◆ Your goal
Word for word, quote all of the material, omitting the pictures.

◆ Raw data
-- begin --

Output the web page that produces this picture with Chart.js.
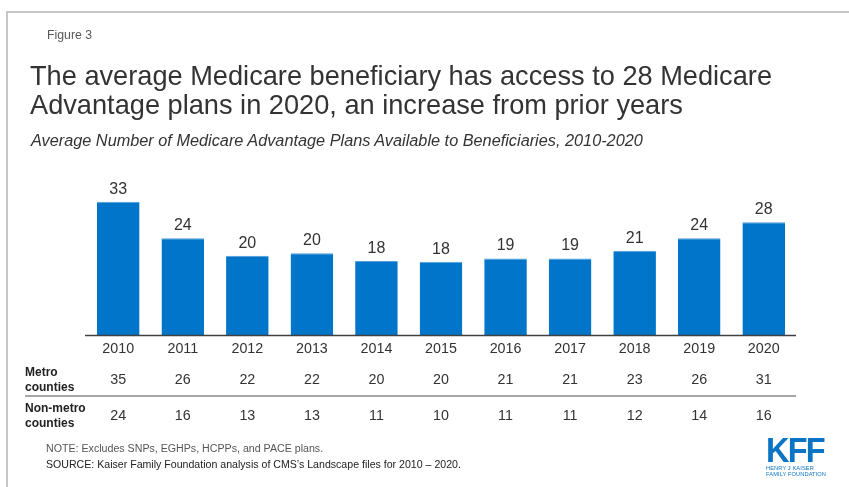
<!DOCTYPE html>
<html>
<head>
<meta charset="utf-8">
<script src="https://cdn.jsdelivr.net/npm/chart.js@4.4.1/dist/chart.umd.min.js"></script>
<style>
  html, body { margin:0; padding:0; background:#fff; }
  body { width:849px; height:487px; position:relative; overflow:hidden; font-family:"Liberation Sans", Arial, sans-serif; }
  #frame { position:absolute; left:6px; top:11px; width:900px; height:600px; border-left:2px solid #c6c6c6; border-top:2px solid #c6c6c6; }
  canvas { position:absolute; left:0; top:0; }
  .t { position:absolute; white-space:nowrap; }
  #fig { left:47px; top:28px; font-size:12.3px; color:#595959; }
  #title { left:30px; top:61px; font-size:27.2px; line-height:29px; color:#333; }
  #sub { left:31px; top:131px; font-size:16.3px; font-style:italic; color:#333; }
  #note { left:46px; top:442px; font-size:10.65px; color:#555; }
  #source { left:46px; top:458px; font-size:10.6px; color:#222; }
  #logo { left:766px; top:435px; color:#0b74c4; }
  #logo .k { font-family:"Liberation Sans",sans-serif; font-weight:bold; font-size:35px; line-height:30px; letter-spacing:-2px; transform:scaleX(0.93); transform-origin:left; }
  #logo .s { font-size:6.2px; line-height:6px; letter-spacing:0.1px; transform:scaleX(0.92); transform-origin:left; }
</style>
</head>
<body>
<div id="frame"></div>
<canvas id="c" width="849" height="487"></canvas>
<div class="t" id="fig">Figure 3</div>
<div class="t" id="title">The average Medicare beneficiary has access to 28 Medicare<br>Advantage plans in 2020, an increase from prior years</div>
<div class="t" id="sub">Average Number of Medicare Advantage Plans Available to Beneficiaries, 2010-2020</div>
<div class="t" id="note">NOTE: Excludes SNPs, EGHPs, HCPPs, and PACE plans.</div>
<div class="t" id="source">SOURCE: Kaiser Family Foundation analysis of CMS’s Landscape files for 2010 – 2020.</div>
<div class="t" id="logo"><div class="k">KFF</div><div class="s">HENRY J KAISER<br>FAMILY FOUNDATION</div></div>
<script>
const years = ["2010","2011","2012","2013","2014","2015","2016","2017","2018","2019","2020"];
const avgPlans = [33.1, 24.0, 19.7, 20.3, 18.4, 18.2, 19.0, 19.0, 20.9, 24.0, 28.0];
const metroCounties = [35, 26, 22, 22, 20, 20, 21, 21, 23, 26, 31];
const nonMetroCounties = [24, 16, 13, 13, 11, 10, 11, 11, 12, 14, 16];
const rowLabels = [["Metro","counties"],["Non-metro","counties"]];

const tablePlugin = {
  id: 'tablePlugin',
  afterDatasetsDraw(chart) {
    const ctx = chart.ctx;
    const xs = chart.scales.x;
    const area = chart.chartArea;
    ctx.save();
    const meta = chart.getDatasetMeta(0);
    ctx.fillStyle = '#333';
    ctx.font = '16px "Liberation Sans", Arial, sans-serif';
    ctx.textAlign = 'center';
    ctx.textBaseline = 'middle';
    meta.data.forEach((bar, i) => {
      ctx.fillText(String(Math.round(avgPlans[i])), bar.x, bar.y - 12.5);
    });
    ctx.strokeStyle = '#404040';
    ctx.lineWidth = 1.5;
    ctx.beginPath();
    ctx.moveTo(area.left - 1, area.bottom + 0.5);
    ctx.lineTo(area.right, area.bottom + 0.5);
    ctx.stroke();
    ctx.font = '14.3px "Liberation Sans", Arial, sans-serif';
    ctx.fillStyle = '#333';
    years.forEach((y, i) => {
      const x = xs.getPixelForValue(i);
      ctx.fillText(y, x, area.bottom + 14);
      ctx.fillText(String(metroCounties[i]), x, area.bottom + 45);
      ctx.fillText(String(nonMetroCounties[i]), x, area.bottom + 81);
    });
    ctx.font = 'bold 12px "Liberation Sans", Arial, sans-serif';
    ctx.textAlign = 'left';
    ctx.fillStyle = '#222';
    const rowY = [area.bottom + 38, area.bottom + 74];
    rowLabels.forEach((lines, r) => {
      ctx.fillText(lines[0], 25, rowY[r]);
      ctx.fillText(lines[1], 25, rowY[r] + 15);
    });
    ctx.strokeStyle = '#a6a6a6';
    ctx.lineWidth = 2;
    ctx.beginPath();
    ctx.moveTo(25, area.bottom + 61);
    ctx.lineTo(area.right, area.bottom + 61);
    ctx.stroke();
    ctx.restore();
  }
};

new Chart(document.getElementById('c'), {
  type: 'bar',
  data: {
    labels: years,
    datasets: [{
      data: avgPlans,
      backgroundColor: '#0075c9',
      borderColor: '#4d9fdc',
      borderWidth: {top:1, left:0, right:0, bottom:0},
      categoryPercentage: 0.66,
      barPercentage: 1.0
    }]
  },
  options: {
    responsive: false,
    animation: false,
    layout: { padding: { left: 86, right: 53, top: 190, bottom: 152 } },
    plugins: { legend: { display: false }, tooltip: { enabled: false }, title: { display: false } },
    scales: {
      x: { display: false },
      y: { display: false, min: 0, max: 36 }
    }
  },
  plugins: [tablePlugin]
});
</script>
</body>
</html>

-- end --

◆ Full answer
Output the web page that produces this picture with Chart.js.
<!DOCTYPE html>
<html>
<head>
<meta charset="utf-8">
<script src="https://cdn.jsdelivr.net/npm/chart.js@4.4.1/dist/chart.umd.min.js"></script>
<style>
  html, body { margin:0; padding:0; background:#fff; }
  body { width:849px; height:487px; position:relative; overflow:hidden; font-family:"Liberation Sans", Arial, sans-serif; }
  #frame { position:absolute; left:6px; top:11px; width:900px; height:600px; border-left:2px solid #c6c6c6; border-top:2px solid #c6c6c6; }
  canvas { position:absolute; left:0; top:0; }
  .t { position:absolute; white-space:nowrap; }
  #fig { left:47px; top:28px; font-size:12.3px; color:#595959; }
  #title { left:30px; top:61px; font-size:27.2px; line-height:29px; color:#333; }
  #sub { left:31px; top:131px; font-size:16.3px; font-style:italic; color:#333; }
  #note { left:46px; top:442px; font-size:10.65px; color:#555; }
  #source { left:46px; top:458px; font-size:10.6px; color:#222; }
  #logo { left:766px; top:435px; color:#0b74c4; }
  #logo .k { font-family:"Liberation Sans",sans-serif; font-weight:bold; font-size:35px; line-height:30px; letter-spacing:-2px; transform:scaleX(0.93); transform-origin:left; }
  #logo .s { font-size:6.2px; line-height:6px; letter-spacing:0.1px; transform:scaleX(0.92); transform-origin:left; }
</style>
</head>
<body>
<div id="frame"></div>
<canvas id="c" width="849" height="487"></canvas>
<div class="t" id="fig">Figure 3</div>
<div class="t" id="title">The average Medicare beneficiary has access to 28 Medicare<br>Advantage plans in 2020, an increase from prior years</div>
<div class="t" id="sub">Average Number of Medicare Advantage Plans Available to Beneficiaries, 2010-2020</div>
<div class="t" id="note">NOTE: Excludes SNPs, EGHPs, HCPPs, and PACE plans.</div>
<div class="t" id="source">SOURCE: Kaiser Family Foundation analysis of CMS’s Landscape files for 2010 – 2020.</div>
<div class="t" id="logo"><div class="k">KFF</div><div class="s">HENRY J KAISER<br>FAMILY FOUNDATION</div></div>
<script>
const years = ["2010","2011","2012","2013","2014","2015","2016","2017","2018","2019","2020"];
const avgPlans = [33.1, 24.0, 19.7, 20.3, 18.4, 18.2, 19.0, 19.0, 20.9, 24.0, 28.0];
const metroCounties = [35, 26, 22, 22, 20, 20, 21, 21, 23, 26, 31];
const nonMetroCounties = [24, 16, 13, 13, 11, 10, 11, 11, 12, 14, 16];
const rowLabels = [["Metro","counties"],["Non-metro","counties"]];

const tablePlugin = {
  id: 'tablePlugin',
  afterDatasetsDraw(chart) {
    const ctx = chart.ctx;
    const xs = chart.scales.x;
    const area = chart.chartArea;
    ctx.save();
    const meta = chart.getDatasetMeta(0);
    ctx.fillStyle = '#333';
    ctx.font = '16px "Liberation Sans", Arial, sans-serif';
    ctx.textAlign = 'center';
    ctx.textBaseline = 'middle';
    meta.data.forEach((bar, i) => {
      ctx.fillText(String(Math.round(avgPlans[i])), bar.x, bar.y - 12.5);
    });
    ctx.strokeStyle = '#404040';
    ctx.lineWidth = 1.5;
    ctx.beginPath();
    ctx.moveTo(area.left - 1, area.bottom + 0.5);
    ctx.lineTo(area.right, area.bottom + 0.5);
    ctx.stroke();
    ctx.font = '14.3px "Liberation Sans", Arial, sans-serif';
    ctx.fillStyle = '#333';
    years.forEach((y, i) => {
      const x = xs.getPixelForValue(i);
      ctx.fillText(y, x, area.bottom + 14);
      ctx.fillText(String(metroCounties[i]), x, area.bottom + 45);
      ctx.fillText(String(nonMetroCounties[i]), x, area.bottom + 81);
    });
    ctx.font = 'bold 12px "Liberation Sans", Arial, sans-serif';
    ctx.textAlign = 'left';
    ctx.fillStyle = '#222';
    const rowY = [area.bottom + 38, area.bottom + 74];
    rowLabels.forEach((lines, r) => {
      ctx.fillText(lines[0], 25, rowY[r]);
      ctx.fillText(lines[1], 25, rowY[r] + 15);
    });
    ctx.strokeStyle = '#a6a6a6';
    ctx.lineWidth = 2;
    ctx.beginPath();
    ctx.moveTo(25, area.bottom + 61);
    ctx.lineTo(area.right, area.bottom + 61);
    ctx.stroke();
    ctx.restore();
  }
};

new Chart(document.getElementById('c'), {
  type: 'bar',
  data: {
    labels: years,
    datasets: [{
      data: avgPlans,
      backgroundColor: '#0075c9',
      borderColor: '#4d9fdc',
      borderWidth: {top:1, left:0, right:0, bottom:0},
      categoryPercentage: 0.66,
      barPercentage: 1.0
    }]
  },
  options: {
    responsive: false,
    animation: false,
    layout: { padding: { left: 86, right: 53, top: 190, bottom: 152 } },
    plugins: { legend: { display: false }, tooltip: { enabled: false }, title: { display: false } },
    scales: {
      x: { display: false },
      y: { display: false, min: 0, max: 36 }
    }
  },
  plugins: [tablePlugin]
});
</script>
</body>
</html>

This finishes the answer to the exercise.